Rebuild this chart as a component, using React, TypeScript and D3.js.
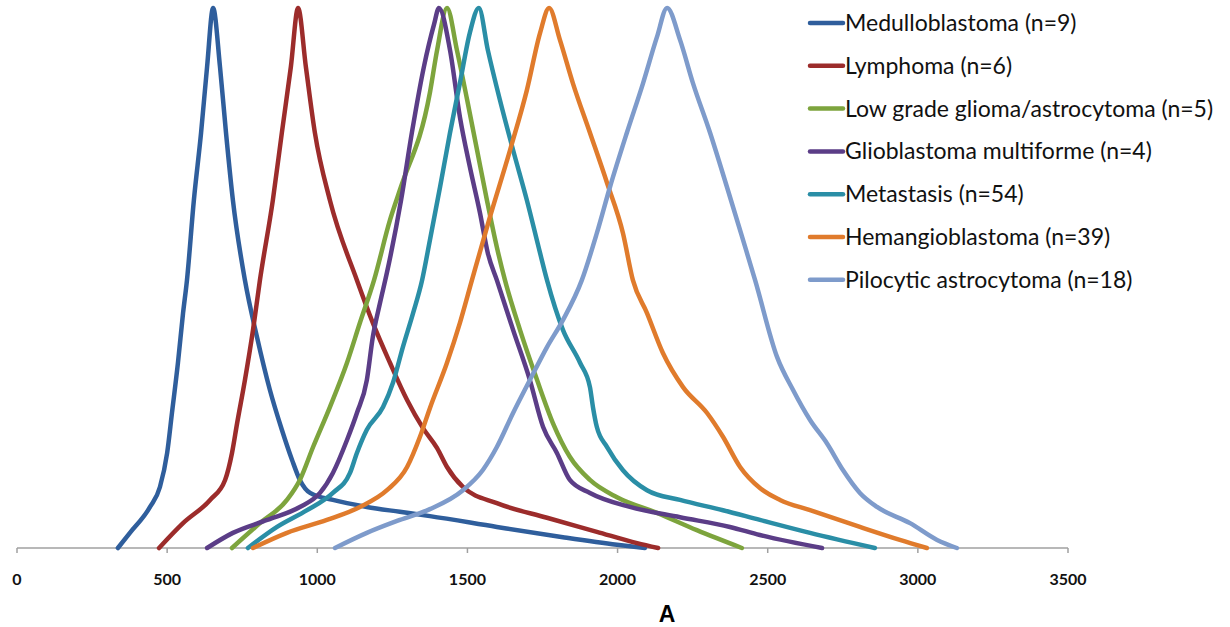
import React, { useEffect, useRef } from "react";
import * as d3 from "d3";

// [value, relative frequency]
const medulloblastoma = [
  [336, 0], [376, 0.028], [443, 0.076], [476, 0.113], [500, 0.176], [516, 0.25],
  [536, 0.343], [553, 0.435], [566, 0.496], [589, 0.644], [613, 0.769], [633, 0.891],
  [653, 1], [676, 0.891], [696, 0.769], [719, 0.644], [759, 0.496], [799, 0.391],
  [842, 0.293], [882, 0.219], [916, 0.163], [942, 0.126], [976, 0.102], [1052, 0.089],
  [1165, 0.076], [1275, 0.067], [1375, 0.059], [1598, 0.039], [1818, 0.02], [1998, 0.006],
  [2091, 0],
];
const lymphoma = [
  [473, 0], [553, 0.046], [643, 0.089], [693, 0.126], [716, 0.176], [733, 0.231],
  [759, 0.311], [786, 0.404], [809, 0.496], [852, 0.644], [882, 0.769], [912, 0.891],
  [936, 1], [962, 0.891], [992, 0.769], [1042, 0.644], [1132, 0.496], [1185, 0.417],
  [1242, 0.343], [1299, 0.274], [1352, 0.222], [1399, 0.185], [1432, 0.15], [1485, 0.113],
  [1598, 0.083], [1765, 0.056], [1931, 0.03], [2065, 0.009], [2135, 0],
];
const lowGrade = [
  [716, 0], [809, 0.046], [899, 0.089], [942, 0.126], [986, 0.187], [1042, 0.261],
  [1099, 0.343], [1142, 0.417], [1189, 0.496], [1242, 0.607], [1275, 0.663], [1375, 0.843],
  [1399, 0.922], [1432, 1], [1465, 0.922], [1499, 0.83], [1532, 0.737], [1565, 0.644],
  [1598, 0.557], [1625, 0.496], [1675, 0.404], [1732, 0.311], [1785, 0.231], [1841, 0.169],
  [1908, 0.126], [1998, 0.094], [2131, 0.065], [2264, 0.033], [2414, 0],
];
const glioblastoma = [
  [633, 0], [719, 0.028], [833, 0.052], [942, 0.076], [1009, 0.102], [1052, 0.139],
  [1099, 0.2], [1132, 0.25], [1165, 0.311], [1185, 0.391], [1209, 0.454], [1232, 0.51],
  [1279, 0.644], [1315, 0.769], [1355, 0.891], [1389, 0.97], [1405, 1], [1442, 0.922],
  [1475, 0.798], [1508, 0.706], [1542, 0.62], [1568, 0.546], [1598, 0.496], [1652, 0.404],
  [1708, 0.311], [1752, 0.224], [1798, 0.176], [1841, 0.126], [1908, 0.102], [2041, 0.076],
  [2208, 0.057], [2374, 0.039], [2474, 0.024], [2681, 0],
];
const metastasis = [
  [769, 0], [866, 0.039], [966, 0.07], [1052, 0.102], [1109, 0.139], [1132, 0.176],
  [1165, 0.219], [1219, 0.261], [1252, 0.306], [1285, 0.372], [1319, 0.435], [1349, 0.496],
  [1375, 0.57], [1409, 0.669], [1442, 0.769], [1475, 0.861], [1508, 0.954], [1538, 1],
  [1568, 0.922], [1608, 0.83], [1652, 0.737], [1698, 0.644], [1742, 0.546], [1765, 0.496],
  [1818, 0.404], [1875, 0.343], [1908, 0.298], [1918, 0.261], [1931, 0.224], [1965, 0.187],
  [2018, 0.144], [2098, 0.107], [2208, 0.089], [2351, 0.07], [2474, 0.052], [2641, 0.028],
  [2857, 0],
];
const hemangioblastoma = [
  [786, 0], [899, 0.028], [1032, 0.052], [1142, 0.076], [1232, 0.107], [1299, 0.15],
  [1342, 0.206], [1375, 0.259], [1432, 0.343], [1475, 0.417], [1515, 0.496], [1575, 0.613],
  [1642, 0.737], [1698, 0.848], [1742, 0.954], [1772, 1], [1808, 0.941], [1851, 0.861],
  [1908, 0.769], [1965, 0.676], [2018, 0.583], [2051, 0.496], [2098, 0.435], [2151, 0.361],
  [2218, 0.298], [2298, 0.25], [2351, 0.206], [2408, 0.15], [2474, 0.111], [2541, 0.089],
  [2641, 0.07], [2807, 0.039], [2940, 0.015], [3030, 0],
];
const pilocytic = [
  [1059, 0], [1165, 0.028], [1275, 0.052], [1375, 0.072], [1485, 0.107], [1552, 0.145],
  [1598, 0.187], [1652, 0.25], [1708, 0.311], [1765, 0.372], [1818, 0.422], [1881, 0.496],
  [1931, 0.583], [1975, 0.669], [2031, 0.769], [2085, 0.861], [2131, 0.946], [2165, 1],
  [2208, 0.941], [2251, 0.861], [2308, 0.769], [2364, 0.669], [2418, 0.57], [2458, 0.496],
  [2531, 0.354], [2584, 0.293], [2641, 0.237], [2697, 0.194], [2751, 0.144], [2807, 0.102],
  [2864, 0.076], [2974, 0.046], [3064, 0.015], [3130, 0],
];

const seriesNames = [
  "Medulloblastoma (n=9)",
  "Lymphoma (n=6)",
  "Low grade glioma/astrocytoma (n=5)",
  "Glioblastoma multiforme (n=4)",
  "Metastasis (n=54)",
  "Hemangioblastoma (n=39)",
  "Pilocytic astrocytoma (n=18)",
];
const seriesData = [
  medulloblastoma,
  lymphoma,
  lowGrade,
  glioblastoma,
  metastasis,
  hemangioblastoma,
  pilocytic,
];
const colors = [
  "#2F5E9C",
  "#9C2C2B",
  "#7DA43D",
  "#5B3D87",
  "#2A8EA6",
  "#E07B2C",
  "#7E9BCB",
];
const xTicks = [0, 500, 1000, 1500, 2000, 2500, 3000, 3500];
const xLabel = "A";

const App = () => {
  const svgRef = useRef<SVGSVGElement>(null);

  useEffect(() => {
    const svg = d3.select(svgRef.current);
    svg.selectAll("*").remove();

    const xScale = d3.scaleLinear().domain([0, 3500]).range([17, 1068]);
    const yScale = d3.scaleLinear().domain([0, 1]).range([548, 8]);

    // X axis
    const axis = svg.append("g").attr("transform", `translate(0, ${yScale(0)})`);
    axis
      .append("line")
      .attr("x1", xScale(0))
      .attr("x2", xScale(3500))
      .attr("stroke", "#a0a0a0")
      .attr("stroke-width", 1.5);
    axis
      .selectAll(".tick")
      .data(xTicks)
      .enter()
      .append("line")
      .attr("x1", (d) => xScale(d))
      .attr("x2", (d) => xScale(d))
      .attr("y1", 0)
      .attr("y2", 5)
      .attr("stroke", "#a0a0a0")
      .attr("stroke-width", 1.5);
    axis
      .selectAll(".tick-label")
      .data(xTicks)
      .enter()
      .append("text")
      .attr("x", (d) => xScale(d))
      .attr("y", 37)
      .attr("text-anchor", "middle")
      .style("font-family", "Lato, sans-serif")
      .style("font-weight", "bold")
      .style("font-size", "16px")
      .style("fill", "#111")
      .text((d) => d);

    // axis caption
    svg
      .append("text")
      .attr("x", 667)
      .attr("y", 622)
      .attr("text-anchor", "middle")
      .style("font-family", "'Liberation Sans', Arial, sans-serif")
      .style("font-weight", "bold")
      .style("font-size", "23px")
      .style("fill", "#000")
      .text(xLabel);

    // Curves
    const line = d3
      .line<number[]>()
      .x((d) => xScale(d[0]))
      .y((d) => yScale(d[1]))
      .curve(d3.curveMonotoneX);

    seriesData.forEach((data, i) => {
      svg
        .append("path")
        .datum(data)
        .attr("d", line)
        .attr("fill", "none")
        .attr("stroke", colors[i])
        .attr("stroke-width", 4.5)
        .attr("stroke-linejoin", "round")
        .attr("stroke-linecap", "round");
    });

    // Legend
    const legend = svg.append("g").attr("transform", "translate(810, 23)");
    seriesNames.forEach((name, i) => {
      const row = legend.append("g").attr("transform", `translate(0, ${i * 42.8})`);
      row
        .append("line")
        .attr("x1", 0)
        .attr("x2", 33)
        .attr("stroke", colors[i])
        .attr("stroke-width", 4.5)
        .attr("stroke-linecap", "round");
      row
        .append("text")
        .attr("x", 35)
        .attr("y", 8)
        .style("font-family", "Lato, sans-serif")
        .style("font-size", "23px")
        .style("fill", "#111")
        .text(name);
    });
  }, []);

  return (
    <svg
      ref={svgRef}
      width={1230}
      height={627}
      style={{ position: "absolute", left: 0, top: 0, background: "#fff" }}
    ></svg>
  );
};

export default App;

+---+

Everything from the first line of the listing above through the line that contains "import * as" is to be restated word for word, minus the pictures.

**Response below**
Rebuild this chart as a component, using React, TypeScript and D3.js.
import React, { useEffect, useRef } from "react";
import * as d3 from "d3";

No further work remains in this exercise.